Sempre in base al Rapporto della Commissione Europea, l’Indice di Funzionamento di Mercato (in grado di rilevare eventuali anomalie di funzionamento nel mercato interno rispetto a determinati prodotti e servizi, come percepite dai consumatori), mostra che pane e cereali sono peggiorati dall’anno scorso (ma non in Italia). Così pure la frutta e verdura (-0,6%, -0,4% in Italia), la carne (-0,2%, Italia -1,3%), le bevande alcoliche (-0,3%, ma -2,5% in Italia) e quelle non alcoliche (+1,1% in Europa, ma -2,0% in Italia). Tuttavia, sembrerebbe per i consumatori abbastanza facile confrontare alimenti nelle categorie sopra indicate, e questo dovrebbe favorire un buon livello di concorrenza nei rispettivi mercati. Sebbene la fiducia nei dettaglianti dei prodotti alimentari sia abbastanza alta, per frutta e verdura il dato peggiora sensibilmente, dimostrando la necessità semmai di nuove relazioni di vendita e prodotti di maggiore qualità, come ad esempio la vendita diretta.

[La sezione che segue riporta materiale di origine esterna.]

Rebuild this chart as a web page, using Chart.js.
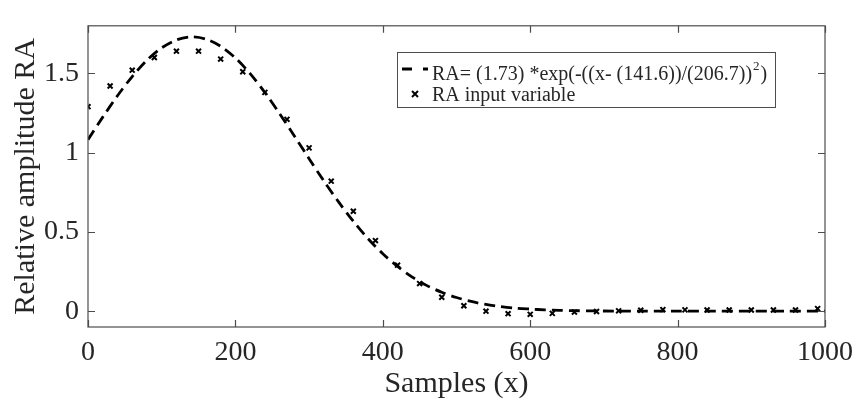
<!DOCTYPE html>
<html>
<head>
<meta charset="utf-8">
<script src="https://cdn.jsdelivr.net/npm/chart.js@4.4.1/dist/chart.umd.min.js"></script>
<style>
  html, body { margin: 0; padding: 0; background: #fff; }
  #wrap { width: 862px; height: 403px; }
</style>
</head>
<body>
<div id="wrap"><canvas id="chart" width="862" height="403"></canvas></div>
<script>
// Gaussian fit curve (dashed)
const fitX = [0, 20, 40, 60, 80, 100, 120, 140, 160, 180, 200, 220, 240, 260, 280, 300,
  320, 340, 360, 380, 400, 420, 440, 460, 480, 500, 520, 540, 560, 580, 600, 620, 640,
  660, 680, 700, 750, 800, 850, 900, 950, 1000];
const fitY = [1.082, 1.224, 1.359, 1.480, 1.583, 1.661, 1.711, 1.730, 1.716, 1.671, 1.597,
  1.498, 1.379, 1.246, 1.105, 0.962, 0.821, 0.689, 0.567, 0.457, 0.362, 0.282, 0.215,
  0.161, 0.119, 0.086, 0.061, 0.042, 0.029, 0.019, 0.013, 0.008, 0.005, 0.003, 0.002,
  0.001, 0, 0, 0, 0, 0, 0];

// RA input variable (x markers)
const sampleX = [0, 30, 60, 90, 120, 150, 180, 210, 240, 270, 300, 330, 360, 390, 420, 450,
  480, 510, 540, 570, 600, 630, 660, 690, 720, 750, 780, 810, 840, 870, 900, 930, 960, 990];
const sampleY = [1.29, 1.42, 1.52, 1.60, 1.64, 1.64, 1.59, 1.51, 1.38, 1.21, 1.03, 0.82,
  0.63, 0.445, 0.29, 0.174, 0.088, 0.034, 0.0, -0.016, -0.02, -0.014, -0.006, -0.002,
  0.002, 0.006, 0.01, 0.008, 0.007, 0.007, 0.007, 0.007, 0.007, 0.016];

const xTicks = [0, 200, 400, 600, 800, 1000];
const yTicks = [0, 0.5, 1, 1.5];

const SERIF = "'Liberation Serif', 'Times New Roman', serif";
const AXIS_COLOR = '#4d4d4d';
const TEXT_COLOR = '#262626';

// box around the plot with inward ticks on all four sides, MATLAB style
const framePlugin = {
  id: 'frame',
  afterDraw(chart) {
    const ctx = chart.ctx;
    const { left, right, top, bottom } = chart.chartArea;
    const xs = chart.scales.x, ys = chart.scales.y;
    ctx.save();
    ctx.strokeStyle = AXIS_COLOR;
    ctx.lineWidth = 1.2;
    ctx.strokeRect(left, top, right - left, bottom - top);
    ctx.beginPath();
    xTicks.forEach(v => {
      const px = Math.round(xs.getPixelForValue(v)) + 0.5;
      ctx.moveTo(px, bottom); ctx.lineTo(px, bottom - 7);
      ctx.moveTo(px, top); ctx.lineTo(px, top + 7);
    });
    yTicks.forEach(v => {
      const py = Math.round(ys.getPixelForValue(v)) + 0.5;
      ctx.moveTo(left, py); ctx.lineTo(left + 7, py);
      ctx.moveTo(right, py); ctx.lineTo(right - 7, py);
    });
    ctx.stroke();
    ctx.restore();
  }
};

// legend box, drawn by hand because of the superscript
const legendPlugin = {
  id: 'fitLegend',
  afterDraw(chart) {
    const ctx = chart.ctx;
    const bx = 397, by = 52, bw = 378, bh = 55;
    ctx.save();
    ctx.fillStyle = '#fff';
    ctx.fillRect(bx, by, bw, bh);
    ctx.strokeStyle = AXIS_COLOR;
    ctx.lineWidth = 1;
    ctx.strokeRect(bx + 0.5, by + 0.5, bw, bh);

    // dashed sample
    ctx.strokeStyle = '#000';
    ctx.lineWidth = 2.8;
    ctx.setLineDash([10, 11]);
    ctx.beginPath();
    ctx.moveTo(402, 69); ctx.lineTo(428, 69);
    ctx.stroke();
    ctx.setLineDash([]);

    // cross sample
    ctx.lineWidth = 2;
    ctx.beginPath();
    ctx.moveTo(412, 91); ctx.lineTo(418, 97);
    ctx.moveTo(418, 91); ctx.lineTo(412, 97);
    ctx.stroke();

    ctx.fillStyle = TEXT_COLOR;
    ctx.textBaseline = 'alphabetic';
    ctx.font = '20px ' + SERIF;
    const main = 'RA= (1.73) *exp(-((x- (141.6))/(206.7))';
    ctx.fillText(main, 432, 80);
    let w = ctx.measureText(main).width;
    ctx.font = '13px ' + SERIF;
    ctx.fillText('2', 432 + w + 1, 70);
    const sw = ctx.measureText('2').width;
    ctx.font = '20px ' + SERIF;
    ctx.fillText(')', 432 + w + sw + 2, 80);
    ctx.fillText('RA input variable', 432, 101);
    ctx.restore();
  }
};

new Chart(document.getElementById('chart'), {
  type: 'scatter',
  data: {
    datasets: [
      {
        label: 'fit',
        data: fitX.map((x, i) => ({ x: x, y: fitY[i] })),
        showLine: true,
        borderColor: '#000',
        borderWidth: 2.8,
        borderDash: [11, 6],
        pointRadius: 0,
        tension: 0.3,
        fill: false
      },
      {
        label: 'RA input variable',
        data: sampleX.map((x, i) => ({ x: x, y: sampleY[i] })),
        showLine: false,
        pointStyle: 'crossRot',
        pointRadius: 3.5,
        borderColor: '#000',
        borderWidth: 2
      }
    ]
  },
  options: {
    responsive: false,
    animation: false,
    layout: { padding: { left: 0, right: 33, top: 10, bottom: 0 } },
    plugins: { legend: { display: false }, tooltip: { enabled: false } },
    scales: {
      x: {
        type: 'linear',
        min: 0,
        max: 1000,
        afterBuildTicks: s => { s.ticks = xTicks.map(v => ({ value: v })); },
        afterFit: s => { s.height = 76; },
        grid: { display: false, drawTicks: false },
        border: { display: false },
        ticks: {
          color: TEXT_COLOR,
          font: { family: SERIF, size: 28 },
          padding: 9,
          maxRotation: 0,
          callback: v => String(v)
        },
        title: {
          display: true,
          text: 'Samples (x)',
          color: TEXT_COLOR,
          font: { family: SERIF, size: 30 },
          padding: { top: 0, bottom: 1 }
        }
      },
      y: {
        type: 'linear',
        min: -0.1,
        max: 1.8,
        afterBuildTicks: s => { s.ticks = yTicks.map(v => ({ value: v })); },
        afterFit: s => { s.width = 88; },
        grid: { display: false, drawTicks: false },
        border: { display: false },
        ticks: {
          color: TEXT_COLOR,
          font: { family: SERIF, size: 28 },
          padding: 9,
          callback: v => String(v)
        },
        title: {
          display: true,
          text: 'Relative amplitude RA',
          color: TEXT_COLOR,
          font: { family: SERIF, size: 30 },
          padding: { top: 8, bottom: 0 }
        }
      }
    }
  },
  plugins: [framePlugin, legendPlugin]
});
</script>
</body>
</html>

Proprio la settimana scorsa è stato pubblicato uno studio delle autorità antitrust nazionali dell‘Ue che si occupano dei mercati dei prodotti alimentari, comprensivo dei casi indagati dal 2004 ad oggi. 180 le sanzioni comminate, ma in genere i controlli hanno funzionato, garantendo la concorrenza e la tutela dei consumatori anche dopo l’impennata dei prezzi alimentari verificatasi dal 2007. Diverso il grado di infrazioni per prodotto e per filiera, anche a seconda dei paesi (prese circa 1.300 decisioni su concentrazioni e realizzate oltre 100 azioni di monitoraggio). Sono stati vietati oltre 50 cartelli per la fissazione dei prezzi, la ripartizione dei mercati e dei clienti e lo scambio di informazioni commerciali sensibili e sono state messe al bando le pratiche di esclusione nei riguardi di agricoltori e fornitori concorrenti.